Театральность фильма порой бывает издевательского свойства, когда повествование рассчитано на определенный эффект. Сравните фильм Отан-Лара «Займись Амелией», блестящее кинематографическое использование условностей и репертуара бульварного театра, с неуклюжим использованием тех же условностей и репертуара в «Карусели» Макса Офюльса.
В книге «Кино и театр» (1936) Эллардайса Николла различие между этими двумя видами искусства, двумя формами драматургии, сводится к различию между действующими лицами. «Практически все удачно изображенные театральные персонажи суть литературные типы, [тогда как] в кино мы требуем индивидуализации… и наделяем изображение на экране большей силой независимой жизни». (Между прочим, Панофский обращается к тому же противопоставлению, но в обратном смысле: природа кино, в отличие от природы театра, требует плоских, стандартных характеров.)
Тезис Николла не так произволен, как может показаться на первый взгляд. Обычно оставляют без внимания тот факт, что наиболее выигрышные — изобразительно и эмоционально — моменты фильма и наиболее удачные характеристики героев нередко состоят из «несущественных», незначительных деталей. (Вот взятый наугад пример: мячик для пинг-понга, которым поигрывает школьный учитель в фильме Айвори «Господин Шекспир».) Кино успешно использует нарративный эквивалент техники, знакомой нам по живописи и фотографии: смещение относительно центра.
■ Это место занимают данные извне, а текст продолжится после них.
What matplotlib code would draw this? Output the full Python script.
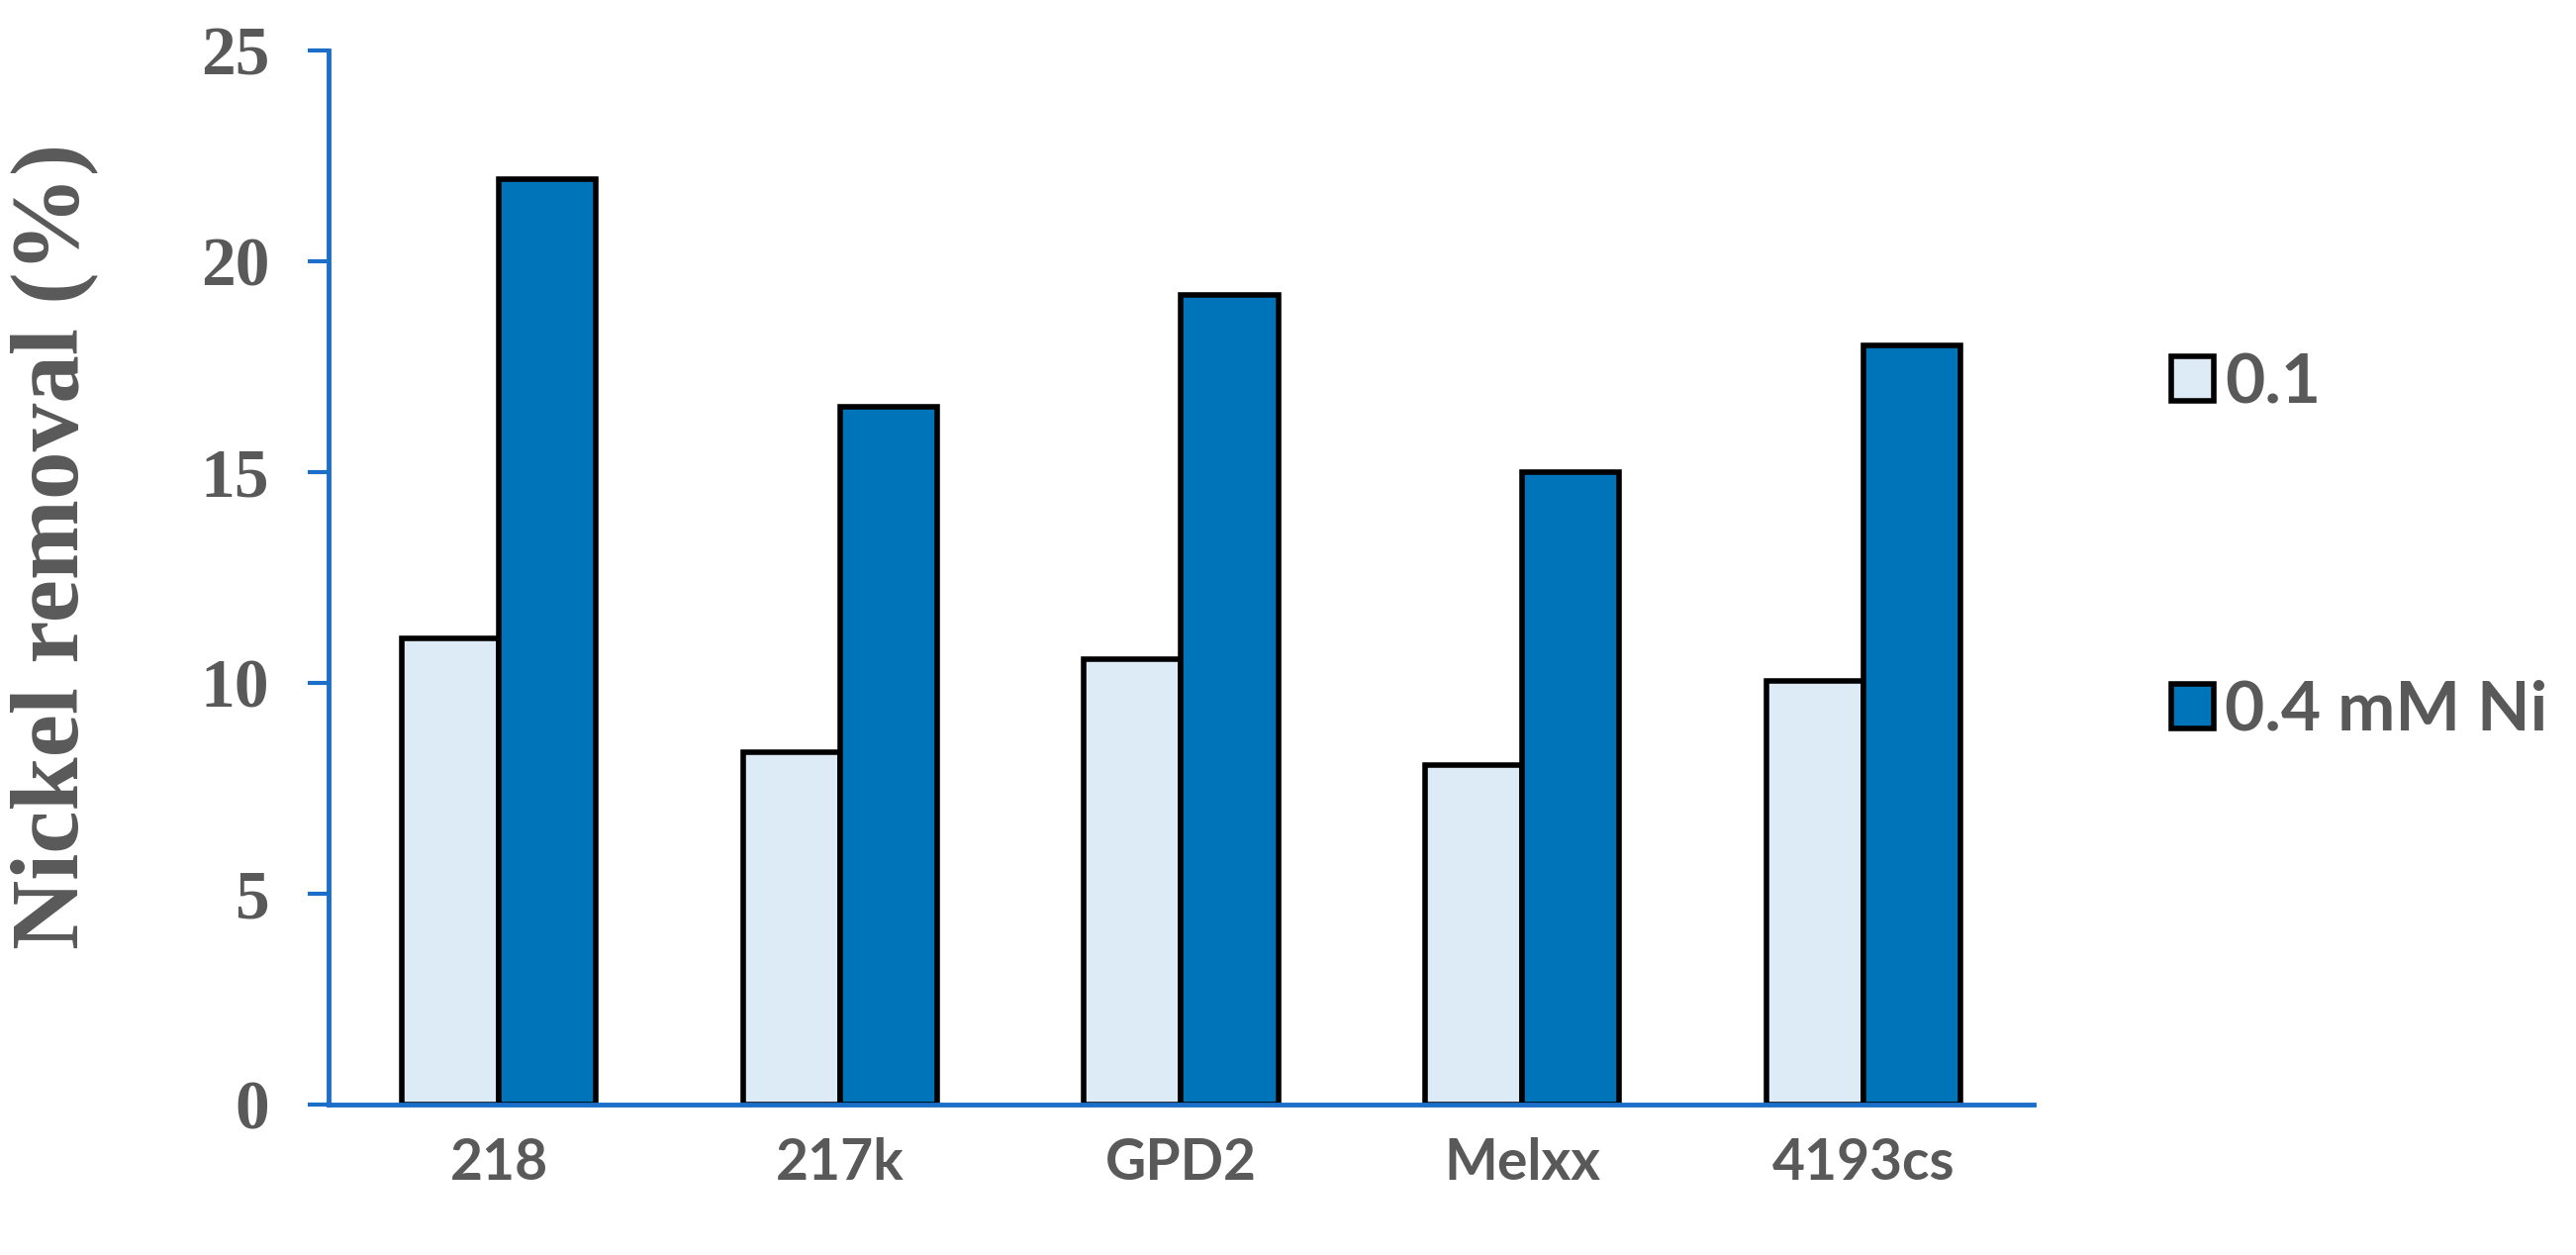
import numpy as np
import matplotlib
matplotlib.use("Agg")
import matplotlib.pyplot as plt

# data
strains = ["218", "217k", "GPD2", "Melxx", "4193cs"]
ni_01 = [11.05, 8.35, 10.55, 8.05, 10.05]
ni_04 = [21.95, 16.55, 19.2, 15.0, 18.0]
series_labels = ["0.1", "0.4 mM Ni"]

light = "#DDEBF7"
dark = "#0074B9"
axis_blue = "#1B6FC9"
grey = "#595959"

fig = plt.figure(figsize=(26.03, 12.68), dpi=100)
ax = fig.add_axes([0.1275, 0.12, 0.662, 0.84])

x = np.arange(len(strains))
w = 0.285
b1 = ax.bar(x - w / 2, ni_01, w, color=light, edgecolor="black", linewidth=4, label=series_labels[0])
b2 = ax.bar(x + w / 2, ni_04, w, color=dark, edgecolor="black", linewidth=4, label=series_labels[1])

ax.set_xlim(-0.5, len(strains) - 0.5)
ax.set_ylim(0, 25)
ax.set_yticks([0, 5, 10, 15, 20, 25])
ax.set_xticks(x)
ax.set_xticklabels(strains)

for s in ["top", "right"]:
    ax.spines[s].set_visible(False)
for s in ["left", "bottom"]:
    ax.spines[s].set_color(axis_blue)
    ax.spines[s].set_linewidth(3.5)

ax.tick_params(axis="y", direction="out", length=15, width=3, color=axis_blue, pad=28,
               labelsize=50, labelcolor=grey)
ax.tick_params(axis="x", length=0, pad=24, labelsize=41, labelcolor=grey)
for t in ax.get_yticklabels():
    t.set_fontfamily("Liberation Serif")
    t.set_fontweight("bold")
for t in ax.get_xticklabels():
    t.set_fontfamily("Lato")
    t.set_fontweight("bold")

fig.text(0.021, 0.565, "Nickel removal (%)", rotation=90, ha="center", va="center",
         fontsize=70, fontweight="bold", family="Liberation Serif", color=grey)

leg = fig.legend(handles=[b1, b2], labels=series_labels, loc="center left",
                 bbox_to_anchor=(0.843, 0.564), frameon=False, borderpad=0,
                 borderaxespad=0, handlelength=0.62, handleheight=0.62,
                 handletextpad=0.15, labelspacing=3.85,
                 prop={"family": "Lato", "weight": "bold", "size": 50})
for t in leg.get_texts():
    t.set_color(grey)

fig.savefig("out.png", dpi=100)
Отсюда приятное отсутствие единства или фрагментарность образов многих великих фильмов, то, что Николл, вероятно, подразумевает под «индивидуализацией». Напротив, линейная последовательность деталей (ружье, висящее на стене в первом акте, непременно должно выстрелить в конце третьего) — это правило западного повествовательного театра, создающее впечатление единства образа (которое может быть эквивалентно созданию литературного «типа»).
Однако даже с этими поправками тезис Николла не работает, поскольку он опирается на идею, согласно которой, «собираясь в театр, мы ожидаем увидеть театр и ничего больше». Что такое этот «театр-и-ничего-больше», как не старое понятие искусственного? (Как будто искусство когда-то было чем-нибудь другим, как будто некоторые виды искусства были искусственными, а другие нет.) По мнению Николла, когда мы находимся в театре, «„фальшь“ театральной постановки угнетает нас, поэтому мы готовы не требовать ничего, кроме театральной правды». Совсем другая ситуация наблюдается в кино, утверждает Николл. Каждый из зрителей, независимо от своей искушенности, по сути находится на том же уровне, что и остальные: мы все верим в то, что камера не лжет. Так как киноактер и его роль — это одно и то же, образ неотделим от изображения. Мы чувствуем, что кино представляет нам правду жизни.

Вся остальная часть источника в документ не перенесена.